А тут, в трагические сороковые, выработалась устойчивая идиосинкразия на всё немецкое.
(А, как мы помним, "немец" в народе это интегральное обозначение любого иностранца как такового.)

Хорошо.
Что же происходит дальше?

Дальше второй фронт, союзники-англосаксы.
И снова пошло-поехало, и стало явственным уже к концу 50-ых. Потянуло снова голубушку-интеллигенцию на всё иностранное, модное, красивое.

А дальше происходит хрущёвская оттепель.
И этот социокультурный феномен производит доселе невиданную вещь: он нивелирует все имеющиеся классы, то бишь рабочих, колхозников и межклассовую прослойку, сиречь интеллигенцию, с её же подачи, в горниле жаркой любви к англосаксонскому Западу (франко-итальянская струя тоже присутствует, в виде фильмов про Фантомаса и фотопортретов Софи Лорен, пришпиленных к свежеоштукатуренным стенам хрущёвских клетушек (пришедших на смену коммуналок и бараков).
Но битлы и джинсы пересиливают.

И вот — впервые в отечественной истории! — элиты в идеологическом отношении перестают быть "страшно далёкими от народа".
Ученики элитарных английских спецшкол чирикают по-аглицки несопоставимо лучше, чем питомцы обычных "человеческих" школ, но кумиры у всех уже общие, единые и неделимые.
Идеологический западноцентричный мейнстрим (маргинальный по отношению к генеральной линии Компартии и проповедуемым с трибун лозунгам в духе "Даёшь победу коммунизма!", но уже никто не относится к этим лозунгам всерьёз, пассионарность оных давно выхолощена и почила в бозе) становится общим, не равно доступным, но одинаково вожделенным для всех слоёв общества.
В этом смысле произошло подлинное классовое примирение.
И так продолжается вплоть до /пред/перестроечной эпохи гопников и аквариумистов. Но это чисто молодёжные субкультуры, государства в государстве; элитарность и "гопничество" тут помечены как у пубертатных медвежат, прошу прощения за не слишком благоуханную метафору.

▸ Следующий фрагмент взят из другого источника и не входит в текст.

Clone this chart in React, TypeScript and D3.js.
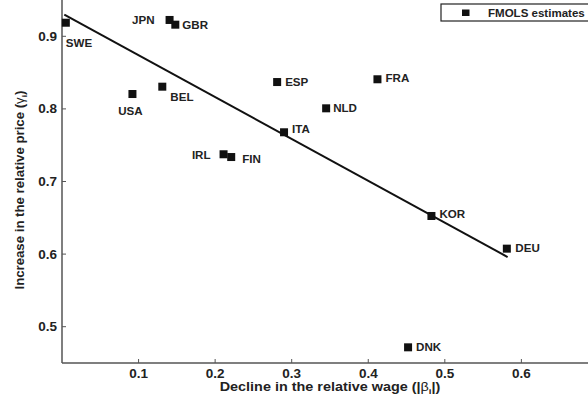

Но проходят 90-ые, СССР развалился, все успели вдоволь нарадоваться по этому поводу, затем вдосталь отпечалиться и отнастальгировать уже в новом, 21-ом веке.

И с тоской, разочарованием и стыдом начали мы понимать, что привередливые аглицкие кони... чистокровные британские жеребцы, равно как и дикие мустанги техасских прерий, завезли нас не в ту степь.
Ой не в ту!
А пресловутая русская тройка самым категорическим образом заблудилась.

Неужели же наконец вопль грибоедовского Чацкого:
"Ах! если рождены мы всё перенимать,
Хоть у китайцев бы нам несколько занять
Премудрого у них незнанья иноземцев!",

веками пребывавший гласом вопиющего в пустыне, —  услышан?!

Неужто же этот вопль начинает наконец доходить до ушей, умов и сердец наших?